** Dataset content **

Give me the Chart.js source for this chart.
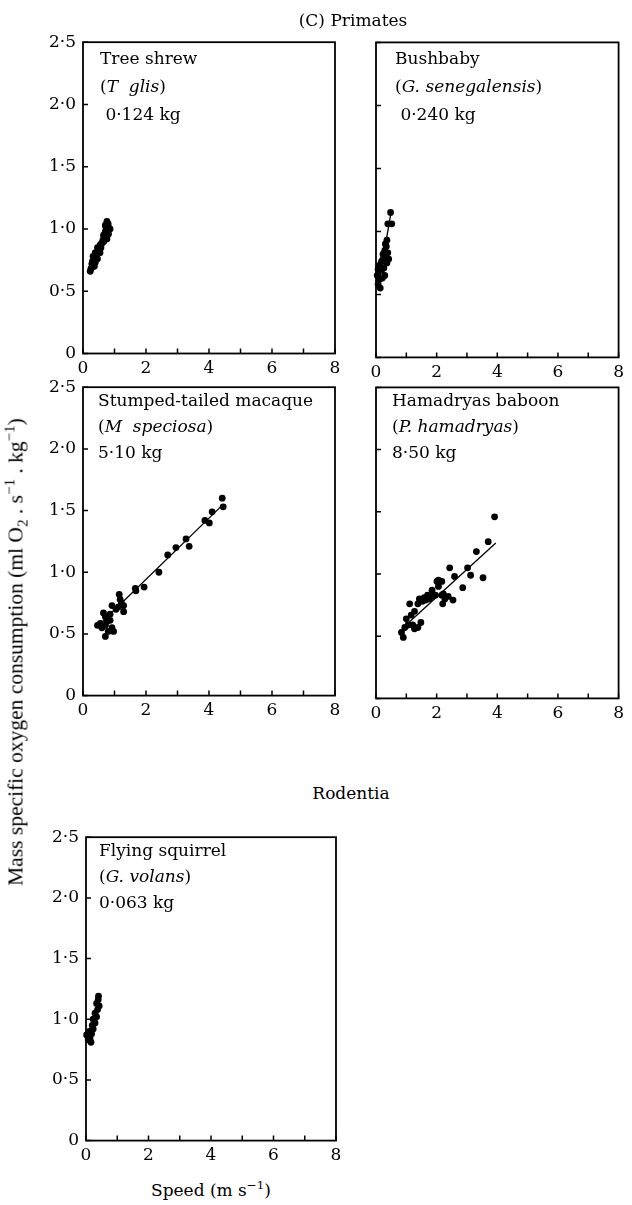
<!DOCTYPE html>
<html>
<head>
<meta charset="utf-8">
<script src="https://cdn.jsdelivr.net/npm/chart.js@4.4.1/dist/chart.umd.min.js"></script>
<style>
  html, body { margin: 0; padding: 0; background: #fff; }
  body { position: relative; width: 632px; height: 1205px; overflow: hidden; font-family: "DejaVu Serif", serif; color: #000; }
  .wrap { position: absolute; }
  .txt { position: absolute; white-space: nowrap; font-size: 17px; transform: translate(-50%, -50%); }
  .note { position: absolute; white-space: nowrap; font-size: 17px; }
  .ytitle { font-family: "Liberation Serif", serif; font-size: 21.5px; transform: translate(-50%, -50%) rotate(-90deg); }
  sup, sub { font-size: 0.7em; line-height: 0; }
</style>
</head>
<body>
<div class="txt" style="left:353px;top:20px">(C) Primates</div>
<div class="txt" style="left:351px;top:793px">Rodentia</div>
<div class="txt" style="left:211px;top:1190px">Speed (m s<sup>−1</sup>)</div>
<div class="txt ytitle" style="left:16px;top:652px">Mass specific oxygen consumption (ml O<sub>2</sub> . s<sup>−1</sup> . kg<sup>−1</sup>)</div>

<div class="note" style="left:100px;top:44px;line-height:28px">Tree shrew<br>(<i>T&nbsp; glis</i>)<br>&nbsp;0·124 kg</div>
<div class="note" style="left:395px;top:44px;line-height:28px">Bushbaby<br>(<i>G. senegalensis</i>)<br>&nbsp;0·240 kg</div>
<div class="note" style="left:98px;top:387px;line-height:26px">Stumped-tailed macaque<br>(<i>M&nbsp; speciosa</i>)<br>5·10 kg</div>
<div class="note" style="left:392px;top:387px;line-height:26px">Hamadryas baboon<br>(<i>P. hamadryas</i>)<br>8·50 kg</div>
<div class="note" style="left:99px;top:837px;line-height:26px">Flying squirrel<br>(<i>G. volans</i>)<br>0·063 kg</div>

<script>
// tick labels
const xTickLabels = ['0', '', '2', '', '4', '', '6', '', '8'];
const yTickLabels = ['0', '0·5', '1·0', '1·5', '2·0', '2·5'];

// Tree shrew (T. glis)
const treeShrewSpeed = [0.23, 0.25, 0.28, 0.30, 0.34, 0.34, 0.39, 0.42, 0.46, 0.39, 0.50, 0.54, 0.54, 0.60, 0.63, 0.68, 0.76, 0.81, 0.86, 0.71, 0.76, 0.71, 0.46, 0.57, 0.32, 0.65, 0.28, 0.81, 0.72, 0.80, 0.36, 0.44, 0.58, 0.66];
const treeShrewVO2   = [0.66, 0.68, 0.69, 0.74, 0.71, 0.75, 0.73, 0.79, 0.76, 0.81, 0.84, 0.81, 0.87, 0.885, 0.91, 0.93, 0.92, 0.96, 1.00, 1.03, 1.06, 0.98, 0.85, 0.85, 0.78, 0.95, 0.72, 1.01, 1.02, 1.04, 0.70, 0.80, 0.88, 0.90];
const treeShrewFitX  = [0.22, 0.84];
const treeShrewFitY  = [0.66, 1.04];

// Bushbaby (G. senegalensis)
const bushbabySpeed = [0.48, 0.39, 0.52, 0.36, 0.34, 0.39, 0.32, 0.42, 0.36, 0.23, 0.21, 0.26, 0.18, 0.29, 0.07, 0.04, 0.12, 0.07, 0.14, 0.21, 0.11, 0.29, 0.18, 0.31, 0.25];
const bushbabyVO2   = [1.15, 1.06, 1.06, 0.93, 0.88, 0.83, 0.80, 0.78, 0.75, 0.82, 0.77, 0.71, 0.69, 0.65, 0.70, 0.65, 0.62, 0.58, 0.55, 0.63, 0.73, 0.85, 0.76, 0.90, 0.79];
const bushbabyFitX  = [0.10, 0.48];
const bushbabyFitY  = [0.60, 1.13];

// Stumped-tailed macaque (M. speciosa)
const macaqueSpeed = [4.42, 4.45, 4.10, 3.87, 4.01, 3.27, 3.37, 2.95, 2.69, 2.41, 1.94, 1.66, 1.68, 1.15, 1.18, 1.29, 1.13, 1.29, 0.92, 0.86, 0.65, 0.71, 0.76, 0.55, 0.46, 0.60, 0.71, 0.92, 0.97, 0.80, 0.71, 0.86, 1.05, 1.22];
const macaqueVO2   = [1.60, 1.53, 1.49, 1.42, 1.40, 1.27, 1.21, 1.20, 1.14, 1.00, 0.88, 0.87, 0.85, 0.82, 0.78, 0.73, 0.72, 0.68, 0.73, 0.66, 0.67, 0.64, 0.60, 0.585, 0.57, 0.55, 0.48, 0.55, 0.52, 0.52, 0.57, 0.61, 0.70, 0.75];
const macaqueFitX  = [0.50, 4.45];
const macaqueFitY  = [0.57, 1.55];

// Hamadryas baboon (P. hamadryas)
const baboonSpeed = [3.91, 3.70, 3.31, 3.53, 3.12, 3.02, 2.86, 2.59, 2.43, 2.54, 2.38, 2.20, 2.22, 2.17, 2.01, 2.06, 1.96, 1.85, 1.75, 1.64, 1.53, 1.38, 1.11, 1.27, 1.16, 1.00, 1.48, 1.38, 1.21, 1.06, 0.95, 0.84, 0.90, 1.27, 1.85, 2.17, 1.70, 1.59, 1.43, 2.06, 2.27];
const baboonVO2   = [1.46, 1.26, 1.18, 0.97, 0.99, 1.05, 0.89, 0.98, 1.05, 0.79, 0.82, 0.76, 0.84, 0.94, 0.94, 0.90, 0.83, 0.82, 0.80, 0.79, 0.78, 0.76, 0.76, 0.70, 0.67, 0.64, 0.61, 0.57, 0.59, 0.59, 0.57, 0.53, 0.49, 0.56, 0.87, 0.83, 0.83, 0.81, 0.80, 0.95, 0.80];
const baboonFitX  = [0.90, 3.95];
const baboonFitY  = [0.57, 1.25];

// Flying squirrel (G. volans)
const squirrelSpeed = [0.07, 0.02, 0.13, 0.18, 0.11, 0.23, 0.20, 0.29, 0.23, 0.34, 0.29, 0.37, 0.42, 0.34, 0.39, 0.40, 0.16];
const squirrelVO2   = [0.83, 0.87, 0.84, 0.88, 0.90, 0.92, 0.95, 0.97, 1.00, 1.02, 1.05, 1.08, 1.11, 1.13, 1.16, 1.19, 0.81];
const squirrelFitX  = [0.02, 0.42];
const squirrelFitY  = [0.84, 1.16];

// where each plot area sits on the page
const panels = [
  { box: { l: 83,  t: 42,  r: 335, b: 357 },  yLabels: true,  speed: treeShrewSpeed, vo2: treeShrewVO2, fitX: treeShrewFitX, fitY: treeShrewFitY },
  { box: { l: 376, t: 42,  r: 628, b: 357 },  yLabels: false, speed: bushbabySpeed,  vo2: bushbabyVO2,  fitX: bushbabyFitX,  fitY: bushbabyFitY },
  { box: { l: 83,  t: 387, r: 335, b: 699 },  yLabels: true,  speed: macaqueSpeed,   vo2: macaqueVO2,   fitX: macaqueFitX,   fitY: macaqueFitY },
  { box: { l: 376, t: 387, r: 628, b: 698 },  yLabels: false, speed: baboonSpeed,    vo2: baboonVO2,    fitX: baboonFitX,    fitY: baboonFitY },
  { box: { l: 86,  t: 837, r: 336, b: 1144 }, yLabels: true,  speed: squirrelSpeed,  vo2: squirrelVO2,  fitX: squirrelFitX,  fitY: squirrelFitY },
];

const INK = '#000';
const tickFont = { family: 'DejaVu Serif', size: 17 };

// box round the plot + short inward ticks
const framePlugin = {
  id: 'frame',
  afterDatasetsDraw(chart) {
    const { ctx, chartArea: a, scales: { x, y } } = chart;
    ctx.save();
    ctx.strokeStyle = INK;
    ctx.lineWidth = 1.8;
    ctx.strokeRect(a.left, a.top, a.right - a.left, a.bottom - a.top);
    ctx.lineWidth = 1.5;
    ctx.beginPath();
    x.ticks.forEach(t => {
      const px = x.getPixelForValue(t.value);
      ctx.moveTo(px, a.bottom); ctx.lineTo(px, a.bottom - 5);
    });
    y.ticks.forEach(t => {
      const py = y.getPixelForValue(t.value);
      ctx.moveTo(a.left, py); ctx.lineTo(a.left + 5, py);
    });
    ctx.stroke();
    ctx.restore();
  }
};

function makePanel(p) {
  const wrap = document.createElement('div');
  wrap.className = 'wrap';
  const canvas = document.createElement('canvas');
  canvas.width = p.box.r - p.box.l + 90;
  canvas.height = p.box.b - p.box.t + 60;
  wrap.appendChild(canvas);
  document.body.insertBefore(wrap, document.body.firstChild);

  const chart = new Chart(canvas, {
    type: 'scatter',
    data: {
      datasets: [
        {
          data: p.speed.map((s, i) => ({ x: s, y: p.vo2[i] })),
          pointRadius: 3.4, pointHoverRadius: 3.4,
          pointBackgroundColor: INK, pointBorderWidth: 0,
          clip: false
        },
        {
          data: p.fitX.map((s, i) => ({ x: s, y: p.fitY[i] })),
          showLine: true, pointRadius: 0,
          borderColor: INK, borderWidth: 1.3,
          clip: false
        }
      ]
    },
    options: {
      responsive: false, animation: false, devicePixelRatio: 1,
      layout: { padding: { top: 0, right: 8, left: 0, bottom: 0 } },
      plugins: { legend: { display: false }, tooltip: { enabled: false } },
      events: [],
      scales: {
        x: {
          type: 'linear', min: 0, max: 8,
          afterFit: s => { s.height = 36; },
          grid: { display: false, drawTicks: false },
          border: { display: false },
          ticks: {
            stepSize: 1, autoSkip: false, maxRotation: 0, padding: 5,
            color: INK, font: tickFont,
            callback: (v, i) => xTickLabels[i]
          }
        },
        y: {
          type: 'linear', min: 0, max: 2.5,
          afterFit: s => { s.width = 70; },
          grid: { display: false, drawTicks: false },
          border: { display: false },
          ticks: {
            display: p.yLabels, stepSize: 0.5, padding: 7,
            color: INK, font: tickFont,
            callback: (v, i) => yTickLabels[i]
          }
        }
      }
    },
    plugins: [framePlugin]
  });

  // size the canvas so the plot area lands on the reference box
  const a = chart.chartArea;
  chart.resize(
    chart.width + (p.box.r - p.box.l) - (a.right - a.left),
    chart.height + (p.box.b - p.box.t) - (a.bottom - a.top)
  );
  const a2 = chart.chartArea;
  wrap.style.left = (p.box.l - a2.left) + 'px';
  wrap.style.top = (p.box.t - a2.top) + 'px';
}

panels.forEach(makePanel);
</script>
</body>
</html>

** Task directions **
Write out exactly the opening lines of the data, stopping after the line that holds "s<sup>−1</sup> . kg<sup>−1</sup>)</div>". Exclude pictures.

** Answer **
Give me the Chart.js source for this chart.
<!DOCTYPE html>
<html>
<head>
<meta charset="utf-8">
<script src="https://cdn.jsdelivr.net/npm/chart.js@4.4.1/dist/chart.umd.min.js"></script>
<style>
  html, body { margin: 0; padding: 0; background: #fff; }
  body { position: relative; width: 632px; height: 1205px; overflow: hidden; font-family: "DejaVu Serif", serif; color: #000; }
  .wrap { position: absolute; }
  .txt { position: absolute; white-space: nowrap; font-size: 17px; transform: translate(-50%, -50%); }
  .note { position: absolute; white-space: nowrap; font-size: 17px; }
  .ytitle { font-family: "Liberation Serif", serif; font-size: 21.5px; transform: translate(-50%, -50%) rotate(-90deg); }
  sup, sub { font-size: 0.7em; line-height: 0; }
</style>
</head>
<body>
<div class="txt" style="left:353px;top:20px">(C) Primates</div>
<div class="txt" style="left:351px;top:793px">Rodentia</div>
<div class="txt" style="left:211px;top:1190px">Speed (m s<sup>−1</sup>)</div>
<div class="txt ytitle" style="left:16px;top:652px">Mass specific oxygen consumption (ml O<sub>2</sub> . s<sup>−1</sup> . kg<sup>−1</sup>)</div>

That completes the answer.